Read My Lips: No Political Amnesty, Prayuth Says

Junta chairman Prayuth Chan-ocha speaks to reporters Wednesday at Government House in Bangkok.

BANGKOK — Junta chairman Prayuth Chan-ocha repeated on Tuesday that his goals for national reconciliation do not include amnesty to those facing legal action for previous cycles of political unrest.

His comments came after a senior member of the junta-appointed reform council advised the regime to work toward reconciliation by taking a cue from a landmark policy that ended a communist insurgency in the 1980s by offering amnesty to the rebels and their supporters. Prayuth said the idea is anachronistic.

“The cases of the present time are different,” Gen. Prayuth said. “And we are not divided on ideologies. Today, it is about how to move the country forward with the existing mechanisms.”

Read: Reconciliation Sounds Good, Thai Politicos Say, But What Does it Mean?

His deputy, Prawit Wongsuwan, gave the same response to the suggestion.

“We want to make people understand [each other] and coexist peacefully,” Gen. Prawit said. “But we will not issue laws that will save criminals from taking responsibility. We will not adopt the idea of ‘national development’ from back then. We won’t do that.”

Known as Order 66/23, the directive was issued in 1980 by the government of Prem Tinsulanonda in a bid to undermine the communist guerrillas by calling for economic and justice reforms. A key part of the policy was offering amnesty to insurgent fighters who agreed to lay down their arms and become “people who work for national development.”

Seri Suwanphanon, chairman of a committee on political affairs at the junta-appointed National Reform Steering Assembly, told reporters Monday that the government should learn from Order 66/23 in its quest for reconciliation.

Gen. Chavalit Yongchaiyudh, who served as Defense Minister under Order 66/23, greets former Communist fighters on Dec. 1, 2012, who gathered in Mukdahan province to mark the 30th anniversary of their surrender. Photo: Public Relations Department
Gen. Chavalit Yongchaiyudh, who served as Defense Minister under Order 66/23, greets former Communist fighters on Dec. 1, 2012, who gathered in Mukdahan province to mark the 30th anniversary of their surrender. Photo: Public Relations Department

Gen. Prayuth last week set up a committee to work toward reconciliation, but there’s no solid plan on how to achieve that so far.

Seri’s comment sparked speculation that he was suggesting a plan of amnesty for the reconciliation effort. Hundreds of people, including politicians, activists and ordinary civilians, from both Redshirt and Yellowshirt sides of the political rift, have been either convicted or charged with criminal offenses related to bouts of unrest that took place in the last decade.

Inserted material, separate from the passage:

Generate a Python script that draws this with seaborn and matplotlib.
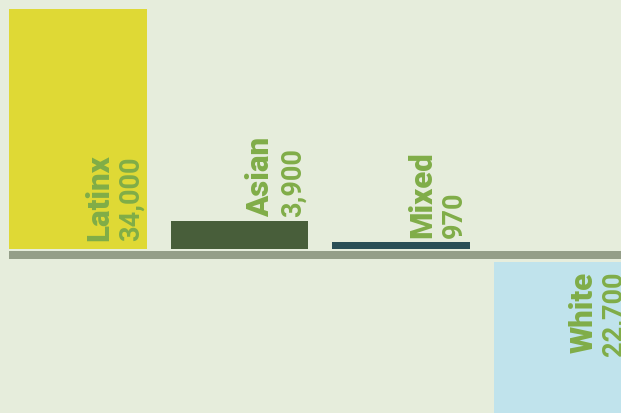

Some political leaders have already declared they would oppose any plan for blanket pardons.

Speaking by telephone on Wednesday, Seri said he was merely proposing key features in Order 66/23 like justice and equality, and not amnesty.

“We [the committee] have already made clear we do not support amnesty,“ Seri said.

He also said his advice about learning from Order 66/23 is just that: advice, and the government is by no means required to heed it.